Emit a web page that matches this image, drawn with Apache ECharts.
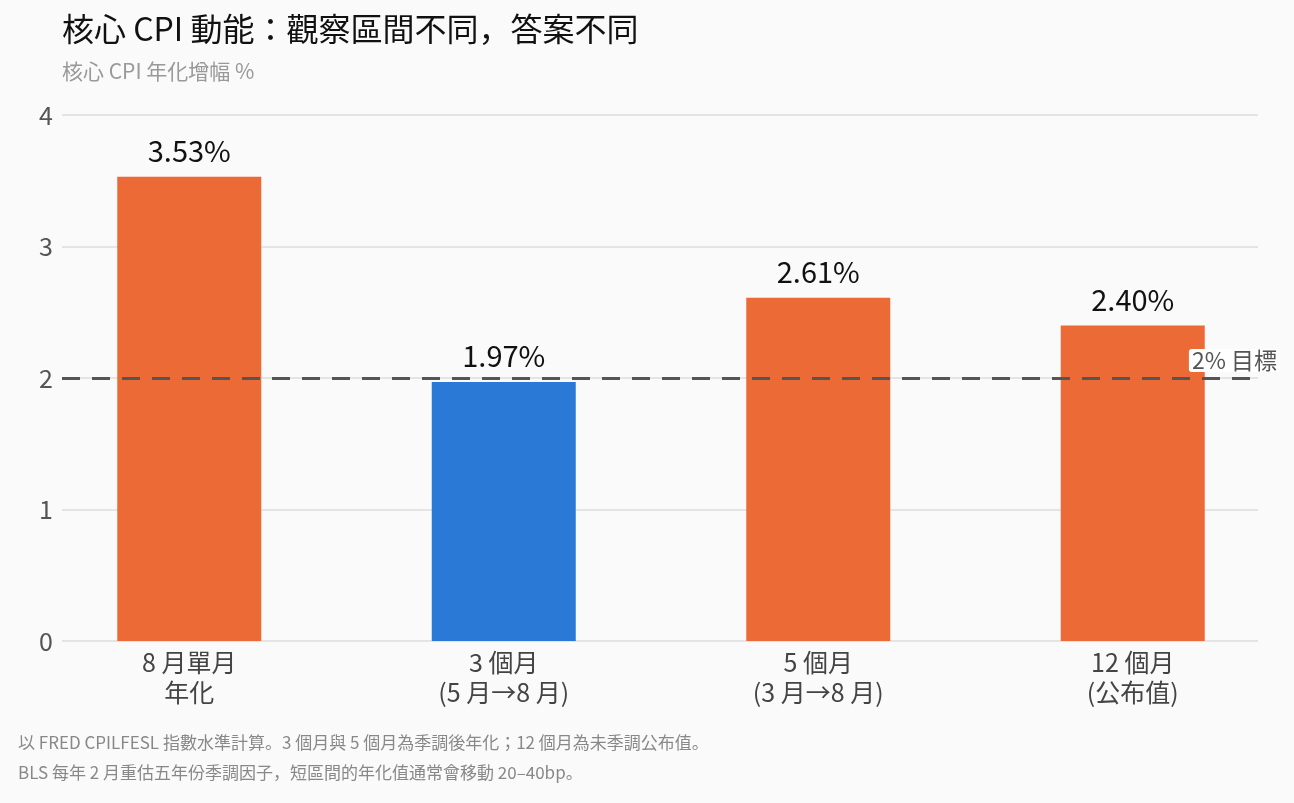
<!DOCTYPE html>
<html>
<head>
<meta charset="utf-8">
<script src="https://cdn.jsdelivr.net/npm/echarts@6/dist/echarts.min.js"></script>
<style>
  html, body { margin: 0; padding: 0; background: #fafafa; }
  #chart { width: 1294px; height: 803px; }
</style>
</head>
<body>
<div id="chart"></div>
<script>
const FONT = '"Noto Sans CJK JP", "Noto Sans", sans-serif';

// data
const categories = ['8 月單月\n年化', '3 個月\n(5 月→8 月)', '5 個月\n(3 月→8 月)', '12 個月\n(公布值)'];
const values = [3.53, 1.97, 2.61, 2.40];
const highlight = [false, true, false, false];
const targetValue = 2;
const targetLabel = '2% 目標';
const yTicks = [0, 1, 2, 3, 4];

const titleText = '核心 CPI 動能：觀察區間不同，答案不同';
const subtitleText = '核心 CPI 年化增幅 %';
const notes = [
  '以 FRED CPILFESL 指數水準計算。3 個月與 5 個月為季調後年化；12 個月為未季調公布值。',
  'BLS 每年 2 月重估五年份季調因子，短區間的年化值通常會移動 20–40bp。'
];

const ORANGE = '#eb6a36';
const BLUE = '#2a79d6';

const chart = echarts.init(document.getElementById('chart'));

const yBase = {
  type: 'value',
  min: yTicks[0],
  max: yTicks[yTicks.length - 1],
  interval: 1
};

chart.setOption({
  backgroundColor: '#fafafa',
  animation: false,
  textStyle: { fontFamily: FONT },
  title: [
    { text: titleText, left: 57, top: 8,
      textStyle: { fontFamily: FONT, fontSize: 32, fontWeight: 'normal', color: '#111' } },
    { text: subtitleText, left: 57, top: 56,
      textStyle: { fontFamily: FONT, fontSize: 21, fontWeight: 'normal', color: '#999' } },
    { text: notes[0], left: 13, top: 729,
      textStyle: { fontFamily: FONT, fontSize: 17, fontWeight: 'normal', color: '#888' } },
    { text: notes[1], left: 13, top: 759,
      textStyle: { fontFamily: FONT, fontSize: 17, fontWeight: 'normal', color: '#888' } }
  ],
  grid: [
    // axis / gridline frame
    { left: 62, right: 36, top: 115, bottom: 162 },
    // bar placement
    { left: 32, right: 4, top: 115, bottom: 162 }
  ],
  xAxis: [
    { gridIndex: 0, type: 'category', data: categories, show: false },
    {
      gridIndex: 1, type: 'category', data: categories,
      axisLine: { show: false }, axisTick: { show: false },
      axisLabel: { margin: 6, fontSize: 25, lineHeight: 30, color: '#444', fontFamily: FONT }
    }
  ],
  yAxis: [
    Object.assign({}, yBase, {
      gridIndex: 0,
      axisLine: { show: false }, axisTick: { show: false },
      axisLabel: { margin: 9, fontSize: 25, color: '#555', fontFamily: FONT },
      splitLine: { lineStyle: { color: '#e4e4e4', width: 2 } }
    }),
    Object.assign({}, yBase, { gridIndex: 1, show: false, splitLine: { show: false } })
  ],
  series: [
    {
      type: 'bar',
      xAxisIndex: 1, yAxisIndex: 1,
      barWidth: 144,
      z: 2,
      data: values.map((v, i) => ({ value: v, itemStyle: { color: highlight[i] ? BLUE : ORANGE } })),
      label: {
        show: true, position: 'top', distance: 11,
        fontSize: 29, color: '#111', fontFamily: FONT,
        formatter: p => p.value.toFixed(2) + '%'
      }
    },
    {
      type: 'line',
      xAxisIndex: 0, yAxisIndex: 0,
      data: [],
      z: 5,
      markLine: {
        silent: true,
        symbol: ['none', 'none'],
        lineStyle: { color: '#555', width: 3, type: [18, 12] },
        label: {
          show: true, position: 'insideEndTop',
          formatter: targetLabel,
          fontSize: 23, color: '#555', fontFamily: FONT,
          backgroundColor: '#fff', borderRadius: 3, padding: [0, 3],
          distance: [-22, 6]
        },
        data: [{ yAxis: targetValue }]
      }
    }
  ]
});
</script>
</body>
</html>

+ + +

TO BE DONE: Write out the listing above exactly as it stands, pictures excluded.

RESULT FOR THIS TASK:
Emit a web page that matches this image, drawn with Apache ECharts.
<!DOCTYPE html>
<html>
<head>
<meta charset="utf-8">
<script src="https://cdn.jsdelivr.net/npm/echarts@6/dist/echarts.min.js"></script>
<style>
  html, body { margin: 0; padding: 0; background: #fafafa; }
  #chart { width: 1294px; height: 803px; }
</style>
</head>
<body>
<div id="chart"></div>
<script>
const FONT = '"Noto Sans CJK JP", "Noto Sans", sans-serif';

// data
const categories = ['8 月單月\n年化', '3 個月\n(5 月→8 月)', '5 個月\n(3 月→8 月)', '12 個月\n(公布值)'];
const values = [3.53, 1.97, 2.61, 2.40];
const highlight = [false, true, false, false];
const targetValue = 2;
const targetLabel = '2% 目標';
const yTicks = [0, 1, 2, 3, 4];

const titleText = '核心 CPI 動能：觀察區間不同，答案不同';
const subtitleText = '核心 CPI 年化增幅 %';
const notes = [
  '以 FRED CPILFESL 指數水準計算。3 個月與 5 個月為季調後年化；12 個月為未季調公布值。',
  'BLS 每年 2 月重估五年份季調因子，短區間的年化值通常會移動 20–40bp。'
];

const ORANGE = '#eb6a36';
const BLUE = '#2a79d6';

const chart = echarts.init(document.getElementById('chart'));

const yBase = {
  type: 'value',
  min: yTicks[0],
  max: yTicks[yTicks.length - 1],
  interval: 1
};

chart.setOption({
  backgroundColor: '#fafafa',
  animation: false,
  textStyle: { fontFamily: FONT },
  title: [
    { text: titleText, left: 57, top: 8,
      textStyle: { fontFamily: FONT, fontSize: 32, fontWeight: 'normal', color: '#111' } },
    { text: subtitleText, left: 57, top: 56,
      textStyle: { fontFamily: FONT, fontSize: 21, fontWeight: 'normal', color: '#999' } },
    { text: notes[0], left: 13, top: 729,
      textStyle: { fontFamily: FONT, fontSize: 17, fontWeight: 'normal', color: '#888' } },
    { text: notes[1], left: 13, top: 759,
      textStyle: { fontFamily: FONT, fontSize: 17, fontWeight: 'normal', color: '#888' } }
  ],
  grid: [
    // axis / gridline frame
    { left: 62, right: 36, top: 115, bottom: 162 },
    // bar placement
    { left: 32, right: 4, top: 115, bottom: 162 }
  ],
  xAxis: [
    { gridIndex: 0, type: 'category', data: categories, show: false },
    {
      gridIndex: 1, type: 'category', data: categories,
      axisLine: { show: false }, axisTick: { show: false },
      axisLabel: { margin: 6, fontSize: 25, lineHeight: 30, color: '#444', fontFamily: FONT }
    }
  ],
  yAxis: [
    Object.assign({}, yBase, {
      gridIndex: 0,
      axisLine: { show: false }, axisTick: { show: false },
      axisLabel: { margin: 9, fontSize: 25, color: '#555', fontFamily: FONT },
      splitLine: { lineStyle: { color: '#e4e4e4', width: 2 } }
    }),
    Object.assign({}, yBase, { gridIndex: 1, show: false, splitLine: { show: false } })
  ],
  series: [
    {
      type: 'bar',
      xAxisIndex: 1, yAxisIndex: 1,
      barWidth: 144,
      z: 2,
      data: values.map((v, i) => ({ value: v, itemStyle: { color: highlight[i] ? BLUE : ORANGE } })),
      label: {
        show: true, position: 'top', distance: 11,
        fontSize: 29, color: '#111', fontFamily: FONT,
        formatter: p => p.value.toFixed(2) + '%'
      }
    },
    {
      type: 'line',
      xAxisIndex: 0, yAxisIndex: 0,
      data: [],
      z: 5,
      markLine: {
        silent: true,
        symbol: ['none', 'none'],
        lineStyle: { color: '#555', width: 3, type: [18, 12] },
        label: {
          show: true, position: 'insideEndTop',
          formatter: targetLabel,
          fontSize: 23, color: '#555', fontFamily: FONT,
          backgroundColor: '#fff', borderRadius: 3, padding: [0, 3],
          distance: [-22, 6]
        },
        data: [{ yAxis: targetValue }]
      }
    }
  ]
});
</script>
</body>
</html>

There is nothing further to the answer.